Whereas ‘international opinion’ believed we had to cut off Israel, Trump armed the Jewish state, bombed Iran, and squeezed Qatar to bring Hamas to heel.
The “cease-fire now” crowd finally got its cease-fire, although not the way it hoped.
Israel and Hamas have agreed to stop the fighting in Gaza, while the terror group will release all Israeli hostages in exchange for Palestinian prisoners held by Israel.
There’s always a chance the agreement falls apart. Still, it isn’t creating jubilation from all the people who have been braying for Israel to end the war. There are two reasons — one is that the deal is favorable for Israel, and the other is that the deal’s architect is a president of the United States whom the fiercest advocates of a cease-fire hate.
If it holds, the agreement is the biggest victory yet for Donald Trump’s hyperactive, transactional diplomacy.
A lifetime of maneuvering for advantage in the real estate and media worlds in New York City — searching for and using every ounce of leverage — was better preparation for high-level international diplomacy than if Trump had spent a lifetime on the Senate Foreign Relations Committee.
Whereas “international opinion” believed we had to isolate and cut off Israel, Trump armed the Jewish state, bombed Iran, and squeezed Qatar to bring Hamas to heel — and it worked. The deal is a tribute to avoiding the well-worn ruts of Middle East diplomacy.
As for Israel, it needed to find a way out of a conflict that had become a PR disaster. Getting the hostages back is an important national goal, even if the exchange is lopsided (these swaps always are). Meanwhile, Israel will pull back to an agreed-upon line but still hold an estimated 53 percent of Gaza as a security buffer. Even if things eventually go south again, Israel has bought time by decimating Hamas and significantly diminishing the threats from Iran and Hezbollah.
It is certainly true that phase 2 of the deal, which is supposed to disarm Hamas and establish a technocratic Palestinian government in Gaza, will be much more difficult to pull off.

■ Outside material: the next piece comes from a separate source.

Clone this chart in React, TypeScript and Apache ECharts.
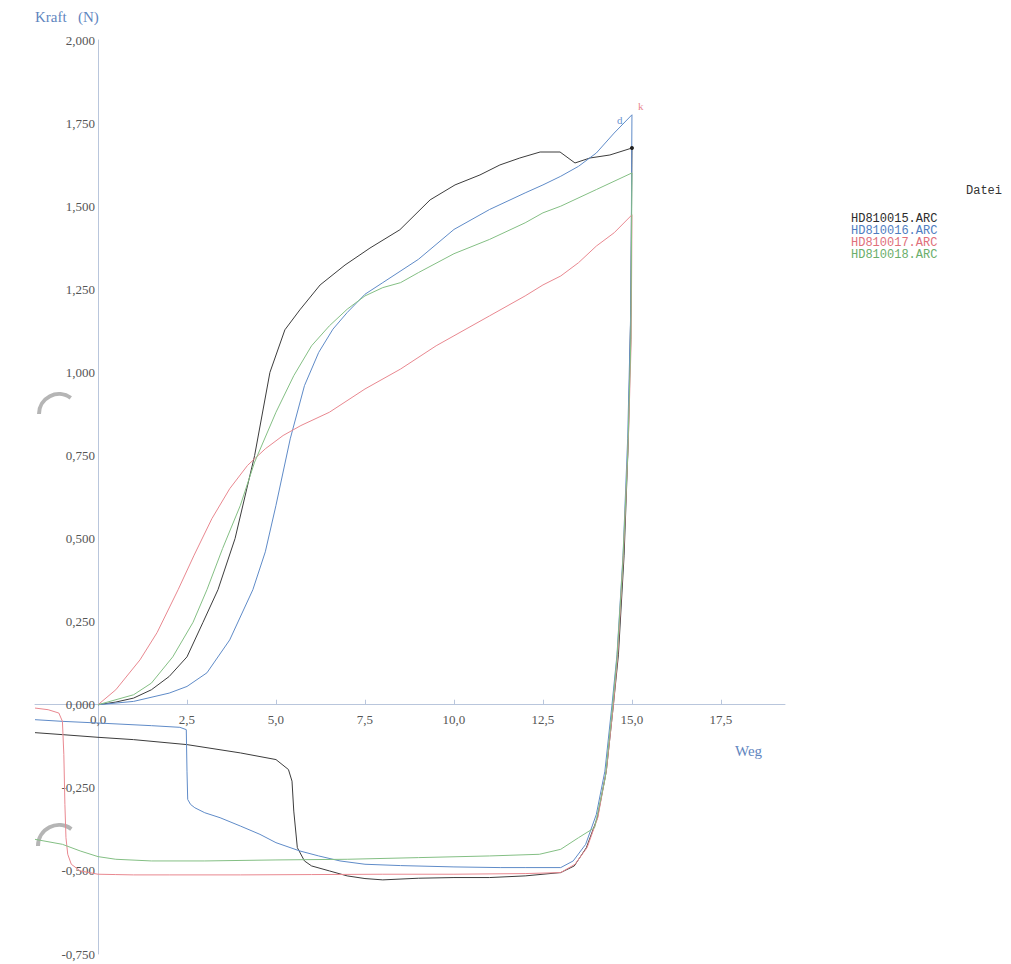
import React, { useEffect, useRef } from "react";
import * as echarts from "echarts";

// ---- Data (Weg in mm, Kraft in N) ----
const xTicks = [0, 2.5, 5, 7.5, 10, 12.5, 15, 17.5];

const legendNames = ["HD810015.ARC", "HD810016.ARC", "HD810017.ARC", "HD810018.ARC"];

// HD810015 (black)
const weg15 = [
  0, 0.5, 1.0, 1.5, 2.0, 2.5, 2.95, 3.37, 3.85, 4.4, 4.83, 5.25, 5.67, 6.24, 6.94, 7.64, 8.48, 9.33, 10.03, 10.73, 11.29, 11.85, 12.42, 12.98, 13.4, 13.82, 14.38, 15.0,
  14.97, 14.9, 14.78, 14.62, 14.48, 14.28, 14.03, 13.72, 13.38, 13.0,
  12.0, 11.0, 10.0, 9.0, 8.0, 7.5, 7.0, 6.5, 6.0, 5.8, 5.6, 5.5, 5.45, 5.35, 5.0, 4.0, 2.5, 1.0, 0, -1.0, -1.77,
];
const kraft15 = [
  0, 0.008, 0.02, 0.045, 0.085, 0.144, 0.248, 0.346, 0.5, 0.75, 1.0, 1.128, 1.188, 1.263, 1.323, 1.374, 1.429, 1.519, 1.564, 1.594, 1.624, 1.645, 1.663, 1.663, 1.63, 1.645, 1.654, 1.675,
  1.2, 0.8, 0.45, 0.15, 0.0, -0.2, -0.34, -0.43, -0.485, -0.505,
  -0.515, -0.52, -0.52, -0.522, -0.527, -0.523, -0.515, -0.5, -0.485, -0.47, -0.43, -0.32, -0.23, -0.195, -0.165, -0.145, -0.12, -0.105, -0.098, -0.09, -0.084,
];

// HD810016 (blue)
const weg16 = [
  0, 1.0, 2.0, 2.5, 3.06, 3.7, 4.35, 4.7, 5.0, 5.4, 5.8, 6.2, 6.6, 7.0, 7.5, 8.0, 9.0, 10.0, 11.0, 12.0, 12.5, 13.0, 13.5, 14.0, 14.5, 15.0,
  14.97, 14.88, 14.75, 14.58, 14.44, 14.24, 14.0, 13.7, 13.35, 13.0,
  12.0, 11.3, 10.0, 8.5, 7.5, 6.8, 6.2, 5.67, 5.0, 4.55, 4.0, 3.43, 3.0, 2.72, 2.6, 2.52, 2.5, 2.48, 2.3, 1.5, 0, -1.0, -1.77,
];
const kraft16 = [
  0, 0.01, 0.035, 0.055, 0.096, 0.195, 0.346, 0.46, 0.6, 0.8, 0.96, 1.06, 1.13, 1.18, 1.235, 1.27, 1.34, 1.43, 1.49, 1.54, 1.564, 1.59, 1.62, 1.66, 1.72, 1.775,
  1.2, 0.8, 0.45, 0.15, 0.0, -0.2, -0.33, -0.42, -0.47, -0.49,
  -0.49, -0.49, -0.488, -0.484, -0.48, -0.47, -0.455, -0.44, -0.415, -0.39, -0.365, -0.34, -0.325, -0.31, -0.3, -0.285, -0.2, -0.075, -0.068, -0.063, -0.055, -0.05, -0.045,
];

// HD810017 (red)
const weg17 = [
  0, 0.5, 1.18, 1.66, 2.25, 2.7, 3.2, 3.7, 4.2, 4.7, 5.2, 5.7, 6.5, 7.5, 8.5, 9.5, 10.0, 11.0, 12.0, 12.5, 13.0, 13.5, 14.0, 14.5, 15.0,
  14.98, 14.9, 14.76, 14.6, 14.48, 14.28, 14.04, 13.74, 13.4, 13.0,
  12, 10, 8, 6, 4, 2, 1, 0.5, 0, -0.5, -0.75, -0.85, -0.9, -0.93, -0.96, -1.0, -1.1, -1.4, -1.77,
];
const kraft17 = [
  0, 0.045, 0.135, 0.217, 0.346, 0.45, 0.56, 0.65, 0.72, 0.77, 0.81, 0.84, 0.88, 0.95, 1.01, 1.08, 1.11, 1.17, 1.23, 1.263, 1.29, 1.33, 1.38, 1.42, 1.474,
  1.1, 0.8, 0.45, 0.15, 0.0, -0.2, -0.34, -0.43, -0.48, -0.505,
  -0.508, -0.51, -0.51, -0.511, -0.512, -0.512, -0.512, -0.511, -0.51, -0.5, -0.48, -0.45, -0.4, -0.3, -0.15, -0.05, -0.025, -0.015, -0.01,
];

// HD810018 (green)
const weg18 = [
  0, 1.0, 1.5, 2.1, 2.67, 3.06, 3.5, 4.0, 4.4, 5.0, 5.5, 6.0, 6.5, 7.0, 7.5, 8.0, 8.5, 9.0, 10.0, 11.0, 12.0, 12.5, 13.0, 14.0, 15.0,
  14.97, 14.88, 14.74, 14.58, 14.46, 14.25, 13.95, 13.5, 13.0, 12.4,
  11, 9, 7, 5, 3, 1.5, 0.5, 0, -0.5, -1.0, -1.77,
];
const kraft18 = [
  0, 0.03, 0.065, 0.144, 0.248, 0.346, 0.47, 0.6, 0.73, 0.88, 0.99, 1.08, 1.14, 1.19, 1.23, 1.255, 1.27, 1.3, 1.357, 1.4, 1.45, 1.48, 1.5, 1.55, 1.6,
  1.1, 0.75, 0.42, 0.14, 0.0, -0.22, -0.37, -0.4, -0.435, -0.45,
  -0.455, -0.46, -0.465, -0.467, -0.47, -0.47, -0.465, -0.457, -0.44, -0.42, -0.405,
];

const lineColors = ["#3c3c3c", "#5f8bc8", "#e98890", "#84bf84"];
const textColors = ["#2c2c2c", "#4f7dbf", "#e06f7a", "#6aae6a"];

const zip = (xs: number[], ys: number[]) => xs.map((x, i) => [x, ys[i]]);

const X_MIN = -1.77;
const X_MAX = 19.3;
const Y_MIN = -0.75;
const Y_MAX = 2.0;
const GRID = { left: 35, right: 226, top: 40, bottom: 10 };
const W = 1011;
const H = 964;

export default function App() {
  const ref = useRef<HTMLDivElement>(null);

  useEffect(() => {
    if (!ref.current) return;
    const chart = echarts.init(ref.current, undefined, { renderer: "svg" });
    const allData = [zip(weg15, kraft15), zip(weg16, kraft16), zip(weg17, kraft17), zip(weg18, kraft18)];
    const serif = "'Liberation Serif', 'DejaVu Serif', serif";
    const mono = "'Liberation Mono', 'DejaVu Sans Mono', monospace";

    // shift the axes so they cross at the origin (labels included)
    const gridW = W - GRID.left - GRID.right;
    const gridH = H - GRID.top - GRID.bottom;
    const yAxisOffset = -((0 - X_MIN) / (X_MAX - X_MIN)) * gridW;
    const xAxisOffset = -((0 - Y_MIN) / (Y_MAX - Y_MIN)) * gridH;

    chart.setOption({
      animation: false,
      backgroundColor: "#ffffff",
      grid: { ...GRID, containLabel: false },
      xAxis: {
        type: "value",
        min: X_MIN,
        max: X_MAX,
        position: "bottom",
        offset: xAxisOffset,
        axisLine: { onZero: false, lineStyle: { color: "#b9c6dc", width: 1 } },
        axisTick: { show: true, inside: true, length: 5, customValues: xTicks, lineStyle: { color: "#b9c6dc" } },
        axisLabel: {
          customValues: xTicks,
          formatter: (v: number) => v.toFixed(1).replace(".", ","),
          color: "#555",
          fontFamily: serif,
          fontSize: 13,
          margin: 8,
        },
        splitLine: { show: false },
      },
      yAxis: {
        type: "value",
        min: Y_MIN,
        max: Y_MAX,
        interval: 0.25,
        position: "left",
        offset: yAxisOffset,
        axisLine: { onZero: false, lineStyle: { color: "#b9c6dc", width: 1 } },
        axisTick: { show: false },
        axisLabel: {
          formatter: (v: number) => v.toFixed(3).replace(".", ","),
          color: "#555",
          fontFamily: serif,
          fontSize: 13,
          margin: 3,
        },
        splitLine: { show: false },
      },
      series: allData.map((d, i) => ({
        name: legendNames[i],
        type: "line",
        data: d,
        showSymbol: false,
        symbol: "none",
        lineStyle: { color: lineColors[i], width: 1 },
        itemStyle: { color: lineColors[i] },
        z: 3,
        markPoint:
          i === 0
            ? {
                symbol: "circle",
                symbolSize: 4,
                itemStyle: { color: "#222" },
                label: { show: false },
                data: [{ coord: [15.0, 1.675] }],
              }
            : i === 1
            ? {
                symbol: "circle",
                symbolSize: 1,
                itemStyle: { color: "rgba(0,0,0,0)" },
                label: { show: true, formatter: "d", color: "#6a93cf", fontSize: 11, fontFamily: serif, position: "inside" },
                data: [{ coord: [14.66, 1.76] }],
              }
            : i === 2
            ? {
                symbol: "circle",
                symbolSize: 1,
                itemStyle: { color: "rgba(0,0,0,0)" },
                label: { show: true, formatter: "k", color: "#e98890", fontSize: 11, fontFamily: serif, position: "inside" },
                data: [{ coord: [15.25, 1.8] }],
              }
            : undefined,
      })),
      graphic: [
        {
          type: "text",
          left: 35,
          top: 9,
          style: { text: "Kraft   (N)", fill: "#5f86c0", font: `15px ${serif}` },
        },
        {
          type: "text",
          left: 735,
          top: 743,
          style: { text: "Weg", fill: "#5f86c0", font: `15px ${serif}` },
        },
        {
          type: "text",
          left: 966,
          top: 185,
          style: { text: "Datei", fill: "#333", font: `12px ${mono}` },
        },
        ...legendNames.map((n, i) => ({
          type: "text",
          left: 851,
          top: 213 + i * 12,
          style: { text: n, fill: textColors[i], font: `12px ${mono}` },
        })),
        {
          type: "arc",
          shape: { cx: 59, cy: 414, r: 20, startAngle: Math.PI * 1.0, endAngle: Math.PI * 1.7 },
          style: { stroke: "#b5b5b5", lineWidth: 4, fill: "none" },
        },
        {
          type: "arc",
          shape: { cx: 59, cy: 846, r: 21, startAngle: Math.PI * 1.0, endAngle: Math.PI * 1.7 },
          style: { stroke: "#b5b5b5", lineWidth: 4, fill: "none" },
        },
      ],
    });

    return () => chart.dispose();
  }, []);

  return (
    <div
      ref={ref}
      style={{ position: "fixed", left: 0, top: 0, width: W, height: H, background: "#fff" }}
    />
  );
}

If it were to come to fruition, though, it would be transformative for Israel’s security and for the lives of Gazans.
There will presumably be no speeches at Hollywood awards ceremonies crediting Trump for his peacemaking. Among other things, there’s too much cognitive dissonance in saying, “I think President Trump is a dangerous fascist — but appreciate how bound and determined he is to end conflicts around the world.”
Trump is a gonzo version of standard U.S. foreign policy.

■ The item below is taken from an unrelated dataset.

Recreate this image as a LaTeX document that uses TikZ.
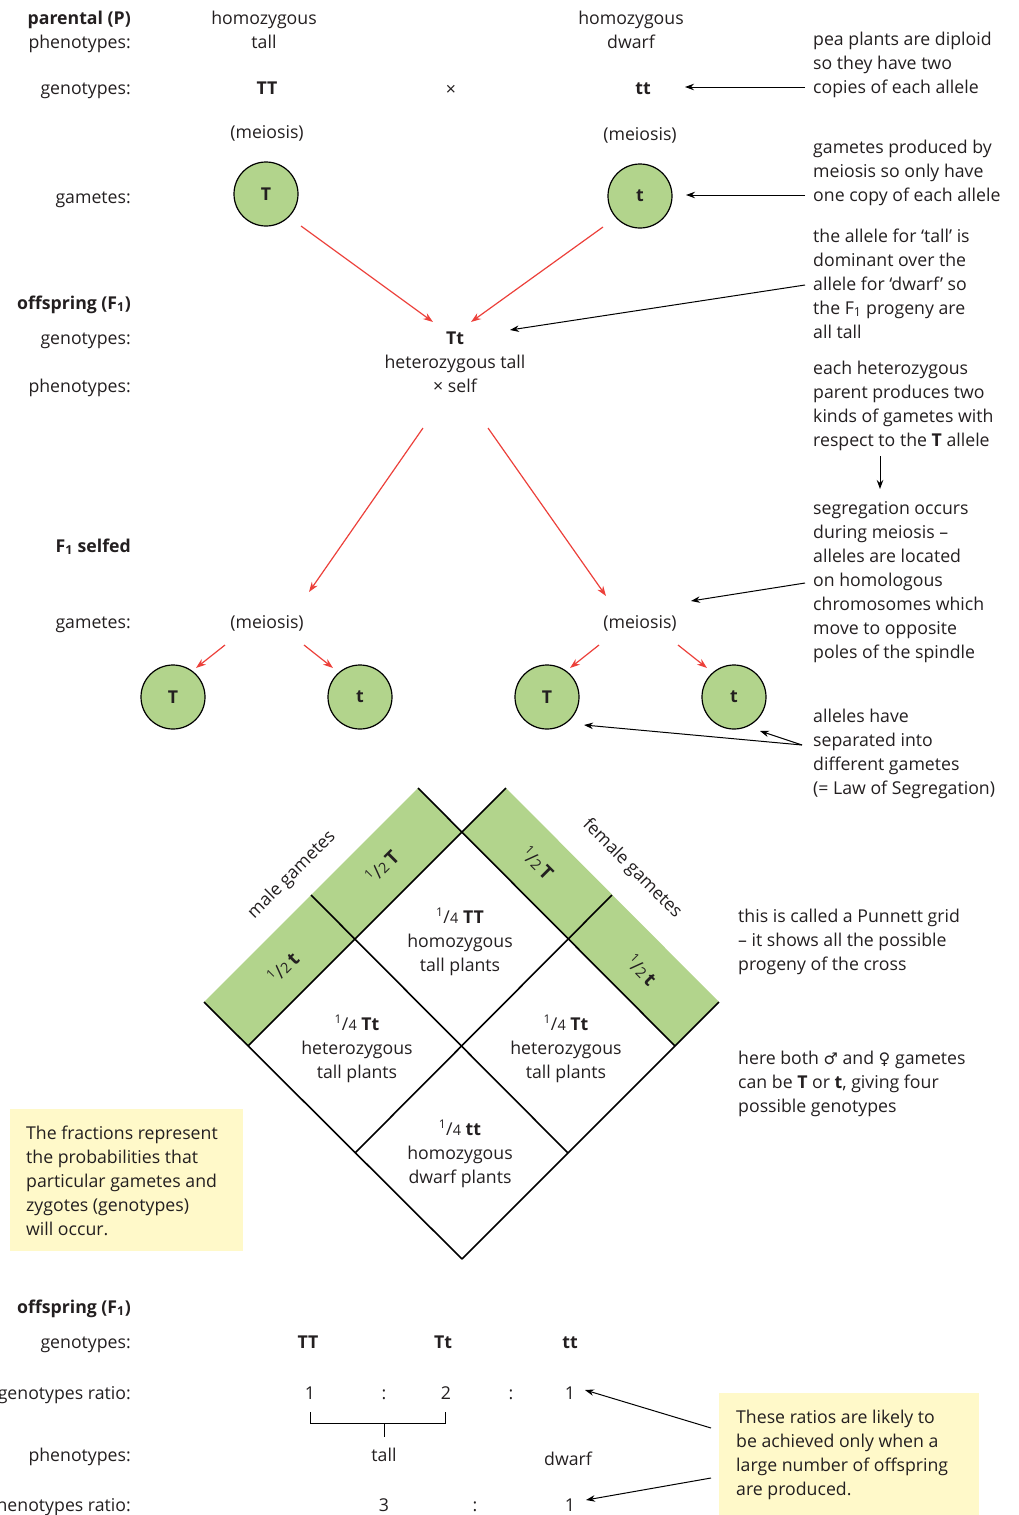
\documentclass[tikz,border=0pt]{standalone}
\usepackage{fontspec}
\setmainfont{Open Sans}
\newfontfamily\symfont{DejaVu Sans}
\usetikzlibrary{arrows.meta,calc}
\definecolor{txt}{RGB}{35,31,32}
\definecolor{gamete}{RGB}{178,212,140}
\definecolor{redarr}{RGB}{236,64,58}
\definecolor{notebg}{RGB}{255,249,201}
% small stacked-looking fraction: superscript numerator, slash, smaller denominator
\newcommand\frc[2]{\raisebox{0.38em}{\fontsize{12}{12}\selectfont #1}\kern0.3pt/\kern0.3pt{\fontsize{14.5}{14.5}\selectfont #2}}
\begin{document}
% multi-line nodes are placed by the baseline of their last line
\begin{tikzpicture}[x=1pt,y=-1pt,
  every node/.style={font=\fontsize{17.7}{24}\selectfont, text=txt, inner sep=0pt},
  lbl/.style={anchor=base east, yshift=-2pt},
  lblb/.style={anchor=base east, yshift=-2pt, font=\fontsize{17.7}{24}\selectfont\bfseries},
  ctr/.style={anchor=base, align=center, yshift=-2pt},
  note/.style={anchor=base west, align=left, yshift=-2pt},
  strip/.style={font=\fontsize{19}{24}\selectfont},
  gam/.style={circle, draw=black, line width=1.2pt, fill=gamete, minimum size=64pt,
              font=\fontsize{17.7}{24}\selectfont\bfseries},
  redarrow/.style={draw=redarr, line width=1.2pt, -{Stealth[length=10pt,width=7pt]}},
  blkarrow/.style={draw=black, line width=1pt, -{Stealth[length=9pt,width=6.5pt]}},
  gridline/.style={draw=black, line width=1.6pt},
  notebox/.style={fill=notebg, anchor=north west},
]
\useasboundingbox (0,0) rectangle (1018,1515);

% ---------- row labels ----------
\node[lblb] (lpar) at (131,22) {parental (P)};
\node[lbl]  (lphen1) at (131,46) {phenotypes:};
\node[lbl]  (lgen1) at (131,92) {genotypes:};
\node[lbl]  (lgam1) at (131,201) {gametes:};
\node[lblb] (loff1) at (131,307) {offspring (F\textsubscript{1})};
\node[lbl]  (lgen2) at (131,342) {genotypes:};
\node[lbl]  (lphen2) at (131,390) {phenotypes:};
\node[lblb] (lself) at (131,550) {F\textsubscript{1} selfed};
\node[lbl]  (lgam2) at (131,626) {gametes:};
\node[lblb] (loff2) at (131,1311) {offspring (F\textsubscript{1})};
\node[lbl]  (lgen3) at (131,1346) {genotypes:};
\node[lbl]  (lgr) at (131,1397) {genotypes ratio:};
\node[lbl]  (lphen3) at (131,1459) {phenotypes:};
\node[lbl]  (lpr) at (131,1509) {phenotypes ratio:};

% ---------- parental generation ----------
\node[ctr] (ptall) at (264,46) {homozygous\\tall};
\node[ctr] (pdwarf) at (631,46) {homozygous\\dwarf};
\node[ctr,font=\fontsize{17.7}{24}\selectfont\bfseries] (gTT) at (267,92) {TT};
\node[ctr] (cross) at (451,93) {×};
\node[ctr,font=\fontsize{17.7}{24}\selectfont\bfseries] (gtt) at (643,92) {tt};
\node[ctr] (mei1) at (267,136) {(meiosis)};
\node[ctr] (mei2) at (640,138) {(meiosis)};
\node[gam] (gP1) at (266,194) {T};
\node[gam] (gP2) at (640,196) {t};

% ---------- F1 ----------
\node[ctr] (f1) at (455,390) {\textbf{Tt}\\heterozygous tall\\× self};
\draw[redarrow] ($(gP1)+(35,32)$) -- ($(f1.base)+(-22,-70)$);
\draw[redarrow] ($(gP2)+(-37,31)$) -- ($(f1.base)+(16,-70)$);

% ---------- F1 selfed ----------
\node[ctr] (mL) at (267,626) {(meiosis)};
\node[ctr] (mR) at (640,626) {(meiosis)};
\draw[redarrow] ($(f1.base)+(-32,36)$) -- ($(mL.base)+(42,-36)$);
\draw[redarrow] ($(f1.base)+(33,36)$) -- ($(mR.base)+(-34,-32)$);
\node[gam] (L1) at (173,697) {T};
\node[gam] (L2) at (360,697) {t};
\node[gam] (R1) at (547,697) {T};
\node[gam] (R2) at (734,697) {t};
\draw[redarrow] ($(mL.base)+(-42,17)$) -- ($(L1)+(23,-29)$);
\draw[redarrow] ($(mL.base)+(37,17)$) -- ($(L2)+(-27,-29)$);
\draw[redarrow] ($(mR.base)+(-41,17)$) -- ($(R1)+(23,-29)$);
\draw[redarrow] ($(mR.base)+(38,17)$) -- ($(R2)+(-27,-29)$);

% ---------- side notes ----------
\node[note] (n1) at (813,91) {pea plants are diploid\\so they have two\\copies of each allele};
\draw[blkarrow] ($(n1.base west)+(-8,-6)$) -- ($(gtt.base)+(42,-7)$);
\node[note] (n2) at (813,199) {gametes produced by\\meiosis so only have\\one copy of each allele};
\draw[blkarrow] ($(n2.base west)+(-8,-6)$) -- ($(gP2)+(46,-1)$);
\node[note] (n3) at (813,336) {the allele for ‘tall’ is\\dominant over the\\allele for ‘dwarf’ so\\the F\textsubscript{1} progeny are\\all tall};
\draw[blkarrow] ($(n3.base west)+(-8,-53)$) -- ($(f1.base)+(55,-62)$);
\node[note] (n4) at (813,444) {each heterozygous\\parent produces two\\kinds of gametes with\\respect to the \textbf{T} allele};
\node[note] (n5) at (813,656) {segregation occurs\\during meiosis –\\alleles are located\\on homologous\\chromosomes which\\move to opposite\\poles of the spindle};
\draw[blkarrow] ($(n4.base west)+(67,10)$) -- ($(n5.base west)+(67,-169)$);
\draw[blkarrow] ($(n5.base west)+(-8,-75)$) -- ($(mR.base)+(51,-27)$);
\node[note] (n6) at (813,792) {alleles have\\separated into\\different gametes\\(= Law of Segregation)};
\draw[blkarrow] ($(n6.base west)+(-11,-49)$) -- ($(R1)+(37,28)$);
\draw[blkarrow] ($(n6.base west)+(-11,-49)$) -- ($(R2)+(26,34)$);
\node[note] (n7) at (738,968) {this is called a Punnett grid\\– it shows all the possible\\progeny of the cross};
\node[note] (n8) at (738,1110) {here both {\symfont\fontsize{16}{24}\selectfont ♂} and {\symfont\fontsize{16}{24}\selectfont ♀} gametes\\can be \textbf{T} or \textbf{t}, giving four\\possible genotypes};

% ---------- Punnett grid ----------
\fill[gamete] (204,1002) -- (418,788) -- (462,832) -- (248,1046) -- cycle;
\fill[gamete] (506,788) -- (719,1002) -- (675,1046) -- (462,832) -- cycle;
\draw[gridline] (418,788) -- (675,1046);
\draw[gridline] (311,895) -- (568,1153);
\draw[gridline] (204,1002) -- (462,1259);
\draw[gridline] (506,788) -- (248,1046);
\draw[gridline] (612,895) -- (355,1153);
\draw[gridline] (719,1002) -- (462,1259);
\node[strip,rotate=45] (mT) at (382,866) {\frc12\,\textbf{T}};
\node[strip,rotate=45] (mt) at (283,967) {\frc12\,\textbf{t}};
\node[strip,rotate=-45] (fT) at (538,863) {\frc12\,\textbf{T}};
\node[strip,rotate=-45] (ft) at (642,970) {\frc12\,\textbf{t}};
\node[rotate=45] (male) at (292,875) {male gametes};
\node[rotate=-45] (female) at (632,869) {female gametes};
\node[ctr] (cTT) at (460,969) {\frc14 \textbf{TT}\\homozygous\\tall plants};
\node[ctr] (cTt1) at (357,1076) {\frc14 \textbf{Tt}\\heterozygous\\tall plants};
\node[ctr] (cTt2) at (566,1076) {\frc14 \textbf{Tt}\\heterozygous\\tall plants};
\node[ctr] (ctt) at (460,1181) {\frc14 \textbf{tt}\\homozygous\\dwarf plants};

% ---------- note boxes ----------
\node[notebox, minimum width=233pt, minimum height=142pt] (box1) at (10,1109) {};
\node[note] (t1) at ($(box1.north west)+(16,124)$) {The fractions represent\\the probabilities that\\particular gametes and\\zygotes (genotypes)\\will occur.};
\node[notebox, minimum width=260pt, minimum height=125pt] (box2) at (719,1393) {};
\node[note] (t2) at ($(box2.north west)+(17,100)$) {These ratios are likely to\\be achieved only when a\\large number of offspring\\are produced.};

% ---------- F2 results ----------
\node[ctr,font=\fontsize{17.7}{24}\selectfont\bfseries] (oTT) at (308,1346) {TT};
\node[ctr,font=\fontsize{17.7}{24}\selectfont\bfseries] (oTt) at (443,1346) {Tt};
\node[ctr,font=\fontsize{17.7}{24}\selectfont\bfseries] (ott) at (570,1346) {tt};
\node[ctr] (r1) at (310,1397) {1};
\node[ctr] (r2) at (384,1397) {:};
\node[ctr] (r3) at (446,1397) {2};
\node[ctr] (r4) at (511,1397) {:};
\node[ctr] (r5) at (570,1397) {1};
\draw[line width=1pt] ($(r1.base)+(0,13)$) -- ($(r1.base)+(0,24)$) -- ($(r3.base)+(-1,24)$) -- ($(r3.base)+(-1,13)$);
\draw[line width=1pt] ($(r2.base)+(0,24)$) -- ($(r2.base)+(0,38)$);
\node[ctr] (ptall2) at (384,1459) {tall};
\node[ctr] (pdwarf2) at (568,1463) {dwarf};
\node[ctr] (p1) at (384,1509) {3};
\node[ctr] (p2) at (475,1509) {:};
\node[ctr] (p3) at (570,1509) {1};
\draw[blkarrow] ($(t2.base west)+(-25,-67)$) -- ($(r5.base)+(15,-9)$);
\draw[blkarrow] ($(t2.base west)+(-25,-17)$) -- ($(p3.base)+(16,-11)$);
\end{tikzpicture}
\end{document}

All American presidents want to make peace in the Middle East, and all want, whether they say it or not, to win the Nobel Peace Prize. What’s different about Trump is his methods, and his openness about seeking a call from the Nobel committee.
A hallmark of his policymaking at its best is an unwillingness to take “no” for an answer, an unremitting sense of urgency, and a creativity that is considered unrealistic or reckless by conventional metrics. We saw it during his first term with his success securing the border, with the historic achievement of Operation Warp Speed, and with the Abraham Accords.
“The reasonable man adapts himself to the world,” George Bernard Shaw maintained; “the unreasonable one persists in trying to adapt the world to himself. Therefore, all progress depends on the unreasonable man.”
In this sense, Trump is usefully unreasonable. Everyone around the world needs to be a little afraid of him, while he is willing to talk to anyone or consider anything. His optimism can be misplaced (the Ukraine war was a tougher nut than he thought), and his highly personalized diplomacy can misfire (he got unnecessarily crosswise with Indian Prime Minister Narendra Modi), but he can also prove all his doubters wrong.
The Washington cliché is that there is no limit to the good you can do if you don’t care who gets the credit. Trump shows, to the contrary, that sometimes there is no limit to the good you can do if you want all the credit.